Jurist, Hotelier, Teambesitzer, Kunstsammler

Nach seiner aktiven Karriere stieg Marko in Graz in die Hotelbranche ein, führte für den ORF die Live-Interviews mit dem neuen Formel-1-Star Niki Lauda, investierte in zeitgenössische Kunst und Immobilien und trat als Rennstall-Besitzer in Erscheinung. Das RSM-Marko-Team ging in der DTM wie auch später erfolgreich in der deutschen Formel 3 und der Formel-3000-Meisterschaft an den Start. Marko förderte Jungspunde wie Gerhard Berger, Karl Wendlinger, Jörg Müller, Alexander Wurz und Juan Pablo Montoya, in der DTM fuhr auch Franz Klammer für sein Team.

Strippenzieher und Talentescout

Seit 2005 fungiert der dreifache Vater offiziell als Motorsport-Berater bei Red Bull, nachdem Mateschitz zuvor der Formel-1-Rennstall von Jaguar übernommen hatte.
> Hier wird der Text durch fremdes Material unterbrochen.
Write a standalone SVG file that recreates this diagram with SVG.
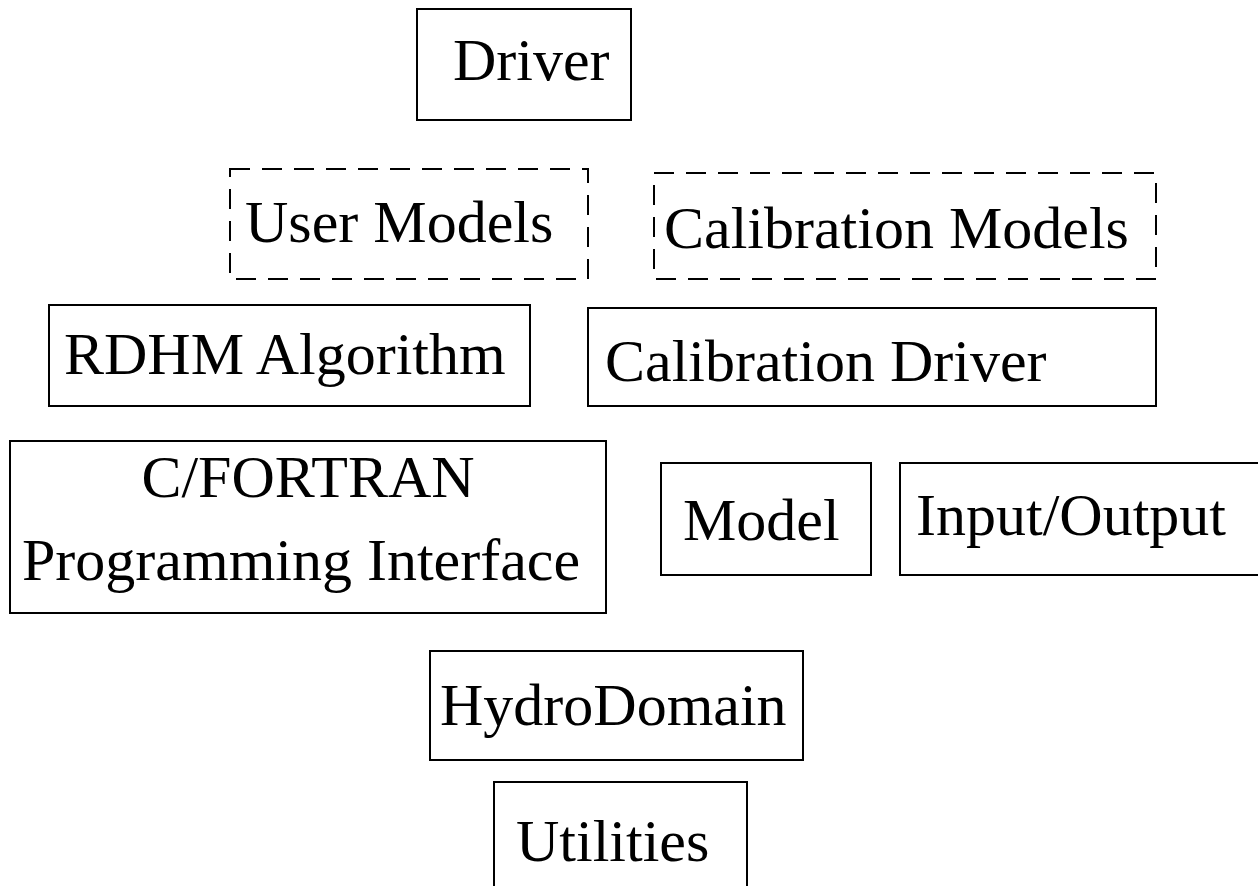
<svg xmlns="http://www.w3.org/2000/svg" width="1258" height="886" viewBox="0 0 1258 886">
<style>
.b{fill:#fff;stroke:#000;stroke-width:2}
.d{fill:none;stroke:#000;stroke-width:2;stroke-dasharray:20 12}
text{font-family:"Liberation Serif","Times New Roman",serif;font-size:60px;fill:#000}
</style>
<rect width="1258" height="886" fill="#fff"/>
<g id="driver"><rect class="b" x="417" y="9" width="214" height="111"/><text x="453" y="80">Driver</text></g>
<g id="user-models"><rect class="d" x="230" y="169" width="358" height="110"/><text x="245" y="242">User Models</text></g>
<g id="calibration-models"><rect class="d" x="654" y="173" width="502" height="106"/><text x="664" y="248">Calibration Models</text></g>
<g id="rdhm"><rect class="b" x="49" y="305" width="481" height="101"/><text x="64" y="374">RDHM Algorithm</text></g>
<g id="calibration-driver"><rect class="b" x="588" y="308" width="568" height="98"/><text x="605" y="381">Calibration Driver</text></g>
<g id="cfortran"><rect class="b" x="10" y="441" width="596" height="172"/><text x="308" y="497" text-anchor="middle">C/FORTRAN</text><text x="22" y="580">Programming Interface</text></g>
<g id="model"><rect class="b" x="661" y="463" width="210" height="112"/><text x="683" y="540">Model</text></g>
<g id="io"><rect class="b" x="900" y="463" width="360" height="112"/><text x="916" y="535">Input/Output</text></g>
<g id="hydrodomain"><rect class="b" x="430" y="651" width="373" height="109"/><text x="440" y="725">HydroDomain</text></g>
<g id="utilities"><rect class="b" x="494" y="782" width="253" height="120"/><text x="516" y="861">Utilities</text></g>
<g id="connectors"></g>
</svg>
Marko überwacht auch das Nachwuchsprogramms des zur Lifestyle-Marke gewordenen Getränkeherstellers: Der Workaholic entdeckte Sebastian Vettel, der mit Red Bull Racing von 2010 bis 2013 viermal die Formel-1-Weltmeisterschaft gewann, forcierte dann mit dem Australier Daniel Ricciardo ein ähnliches Talent.

Langfristig möchte sich Marko den Stress des ewigen Um-die-Welt-Reisens zumindest noch so lange antun, bis sein neuer „Zauberlehrling“ Max Verstappen Champion ist: „Wir wollen, dass er mit uns der jüngste Weltmeister der Geschichte wird“, präzisierte er die Erwartungshaltung. Dafür hat man bis Ende 2020 Zeit - denn bis dahin wäre der momentan 20-jährige Niederländer noch jünger als Vettel bei seinem ersten Titel.